**Stated exercise**
Reproduce the entire listing word for word.

....

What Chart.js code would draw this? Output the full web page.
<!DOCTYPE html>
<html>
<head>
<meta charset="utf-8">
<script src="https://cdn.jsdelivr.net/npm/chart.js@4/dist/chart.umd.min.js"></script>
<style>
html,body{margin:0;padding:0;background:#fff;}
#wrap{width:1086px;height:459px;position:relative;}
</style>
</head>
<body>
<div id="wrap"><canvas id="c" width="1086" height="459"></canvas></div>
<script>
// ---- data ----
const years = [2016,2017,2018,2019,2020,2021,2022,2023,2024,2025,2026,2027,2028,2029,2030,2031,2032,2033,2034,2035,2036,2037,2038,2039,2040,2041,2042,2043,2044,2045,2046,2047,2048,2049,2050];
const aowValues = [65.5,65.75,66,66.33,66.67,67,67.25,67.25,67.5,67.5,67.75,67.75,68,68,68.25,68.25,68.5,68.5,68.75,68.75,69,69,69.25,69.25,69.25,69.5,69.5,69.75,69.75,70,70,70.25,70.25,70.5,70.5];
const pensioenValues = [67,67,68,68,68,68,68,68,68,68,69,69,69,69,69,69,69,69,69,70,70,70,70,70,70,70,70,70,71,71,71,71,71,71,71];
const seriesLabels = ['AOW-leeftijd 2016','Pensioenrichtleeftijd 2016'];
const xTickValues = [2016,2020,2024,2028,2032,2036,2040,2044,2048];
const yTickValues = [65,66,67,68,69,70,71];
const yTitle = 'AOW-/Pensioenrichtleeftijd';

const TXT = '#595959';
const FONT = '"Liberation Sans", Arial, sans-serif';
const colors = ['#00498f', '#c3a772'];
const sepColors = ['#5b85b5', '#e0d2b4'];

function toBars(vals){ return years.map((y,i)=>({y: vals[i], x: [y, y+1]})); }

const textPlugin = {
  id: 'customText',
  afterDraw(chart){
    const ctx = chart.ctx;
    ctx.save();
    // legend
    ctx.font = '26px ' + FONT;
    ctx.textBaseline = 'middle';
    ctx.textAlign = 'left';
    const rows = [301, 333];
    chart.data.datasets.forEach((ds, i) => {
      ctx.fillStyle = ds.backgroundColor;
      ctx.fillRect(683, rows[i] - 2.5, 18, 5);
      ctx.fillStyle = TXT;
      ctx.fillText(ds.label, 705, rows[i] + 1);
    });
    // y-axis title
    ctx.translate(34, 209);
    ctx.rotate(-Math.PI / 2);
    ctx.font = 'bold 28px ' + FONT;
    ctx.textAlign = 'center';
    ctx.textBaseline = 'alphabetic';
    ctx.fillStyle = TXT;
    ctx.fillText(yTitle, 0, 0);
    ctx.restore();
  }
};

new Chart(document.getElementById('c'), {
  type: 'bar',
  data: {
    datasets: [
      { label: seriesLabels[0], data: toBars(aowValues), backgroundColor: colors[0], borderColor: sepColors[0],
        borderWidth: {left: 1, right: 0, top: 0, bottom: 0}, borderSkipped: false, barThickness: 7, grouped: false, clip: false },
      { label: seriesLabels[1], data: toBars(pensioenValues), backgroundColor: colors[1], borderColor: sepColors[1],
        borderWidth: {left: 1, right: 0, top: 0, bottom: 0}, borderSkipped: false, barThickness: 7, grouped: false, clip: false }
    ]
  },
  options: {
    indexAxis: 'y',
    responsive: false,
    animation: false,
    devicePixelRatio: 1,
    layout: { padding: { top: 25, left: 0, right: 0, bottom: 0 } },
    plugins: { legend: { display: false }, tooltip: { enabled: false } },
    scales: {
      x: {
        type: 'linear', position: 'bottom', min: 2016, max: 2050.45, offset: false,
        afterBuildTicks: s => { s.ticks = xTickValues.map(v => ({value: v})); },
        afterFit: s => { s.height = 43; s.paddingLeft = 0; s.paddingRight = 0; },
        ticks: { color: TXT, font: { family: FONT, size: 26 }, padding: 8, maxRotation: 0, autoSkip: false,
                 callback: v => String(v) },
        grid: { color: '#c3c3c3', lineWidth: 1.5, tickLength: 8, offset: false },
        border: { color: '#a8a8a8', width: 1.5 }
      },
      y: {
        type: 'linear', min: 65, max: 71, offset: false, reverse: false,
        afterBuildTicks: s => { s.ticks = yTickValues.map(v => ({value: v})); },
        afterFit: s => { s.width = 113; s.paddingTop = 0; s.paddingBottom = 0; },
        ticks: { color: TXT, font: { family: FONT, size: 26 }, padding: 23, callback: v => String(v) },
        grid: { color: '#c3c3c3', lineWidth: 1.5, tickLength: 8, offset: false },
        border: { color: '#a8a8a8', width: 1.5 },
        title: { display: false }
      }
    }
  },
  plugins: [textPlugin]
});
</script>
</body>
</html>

....

**Written reply**
What Chart.js code would draw this? Output the full web page.
<!DOCTYPE html>
<html>
<head>
<meta charset="utf-8">
<script src="https://cdn.jsdelivr.net/npm/chart.js@4/dist/chart.umd.min.js"></script>
<style>
html,body{margin:0;padding:0;background:#fff;}
#wrap{width:1086px;height:459px;position:relative;}
</style>
</head>
<body>
<div id="wrap"><canvas id="c" width="1086" height="459"></canvas></div>
<script>
// ---- data ----
const years = [2016,2017,2018,2019,2020,2021,2022,2023,2024,2025,2026,2027,2028,2029,2030,2031,2032,2033,2034,2035,2036,2037,2038,2039,2040,2041,2042,2043,2044,2045,2046,2047,2048,2049,2050];
const aowValues = [65.5,65.75,66,66.33,66.67,67,67.25,67.25,67.5,67.5,67.75,67.75,68,68,68.25,68.25,68.5,68.5,68.75,68.75,69,69,69.25,69.25,69.25,69.5,69.5,69.75,69.75,70,70,70.25,70.25,70.5,70.5];
const pensioenValues = [67,67,68,68,68,68,68,68,68,68,69,69,69,69,69,69,69,69,69,70,70,70,70,70,70,70,70,70,71,71,71,71,71,71,71];
const seriesLabels = ['AOW-leeftijd 2016','Pensioenrichtleeftijd 2016'];
const xTickValues = [2016,2020,2024,2028,2032,2036,2040,2044,2048];
const yTickValues = [65,66,67,68,69,70,71];
const yTitle = 'AOW-/Pensioenrichtleeftijd';

const TXT = '#595959';
const FONT = '"Liberation Sans", Arial, sans-serif';
const colors = ['#00498f', '#c3a772'];
const sepColors = ['#5b85b5', '#e0d2b4'];

function toBars(vals){ return years.map((y,i)=>({y: vals[i], x: [y, y+1]})); }

const textPlugin = {
  id: 'customText',
  afterDraw(chart){
    const ctx = chart.ctx;
    ctx.save();
    // legend
    ctx.font = '26px ' + FONT;
    ctx.textBaseline = 'middle';
    ctx.textAlign = 'left';
    const rows = [301, 333];
    chart.data.datasets.forEach((ds, i) => {
      ctx.fillStyle = ds.backgroundColor;
      ctx.fillRect(683, rows[i] - 2.5, 18, 5);
      ctx.fillStyle = TXT;
      ctx.fillText(ds.label, 705, rows[i] + 1);
    });
    // y-axis title
    ctx.translate(34, 209);
    ctx.rotate(-Math.PI / 2);
    ctx.font = 'bold 28px ' + FONT;
    ctx.textAlign = 'center';
    ctx.textBaseline = 'alphabetic';
    ctx.fillStyle = TXT;
    ctx.fillText(yTitle, 0, 0);
    ctx.restore();
  }
};

new Chart(document.getElementById('c'), {
  type: 'bar',
  data: {
    datasets: [
      { label: seriesLabels[0], data: toBars(aowValues), backgroundColor: colors[0], borderColor: sepColors[0],
        borderWidth: {left: 1, right: 0, top: 0, bottom: 0}, borderSkipped: false, barThickness: 7, grouped: false, clip: false },
      { label: seriesLabels[1], data: toBars(pensioenValues), backgroundColor: colors[1], borderColor: sepColors[1],
        borderWidth: {left: 1, right: 0, top: 0, bottom: 0}, borderSkipped: false, barThickness: 7, grouped: false, clip: false }
    ]
  },
  options: {
    indexAxis: 'y',
    responsive: false,
    animation: false,
    devicePixelRatio: 1,
    layout: { padding: { top: 25, left: 0, right: 0, bottom: 0 } },
    plugins: { legend: { display: false }, tooltip: { enabled: false } },
    scales: {
      x: {
        type: 'linear', position: 'bottom', min: 2016, max: 2050.45, offset: false,
        afterBuildTicks: s => { s.ticks = xTickValues.map(v => ({value: v})); },
        afterFit: s => { s.height = 43; s.paddingLeft = 0; s.paddingRight = 0; },
        ticks: { color: TXT, font: { family: FONT, size: 26 }, padding: 8, maxRotation: 0, autoSkip: false,
                 callback: v => String(v) },
        grid: { color: '#c3c3c3', lineWidth: 1.5, tickLength: 8, offset: false },
        border: { color: '#a8a8a8', width: 1.5 }
      },
      y: {
        type: 'linear', min: 65, max: 71, offset: false, reverse: false,
        afterBuildTicks: s => { s.ticks = yTickValues.map(v => ({value: v})); },
        afterFit: s => { s.width = 113; s.paddingTop = 0; s.paddingBottom = 0; },
        ticks: { color: TXT, font: { family: FONT, size: 26 }, padding: 23, callback: v => String(v) },
        grid: { color: '#c3c3c3', lineWidth: 1.5, tickLength: 8, offset: false },
        border: { color: '#a8a8a8', width: 1.5 },
        title: { display: false }
      }
    }
  },
  plugins: [textPlugin]
});
</script>
</body>
</html>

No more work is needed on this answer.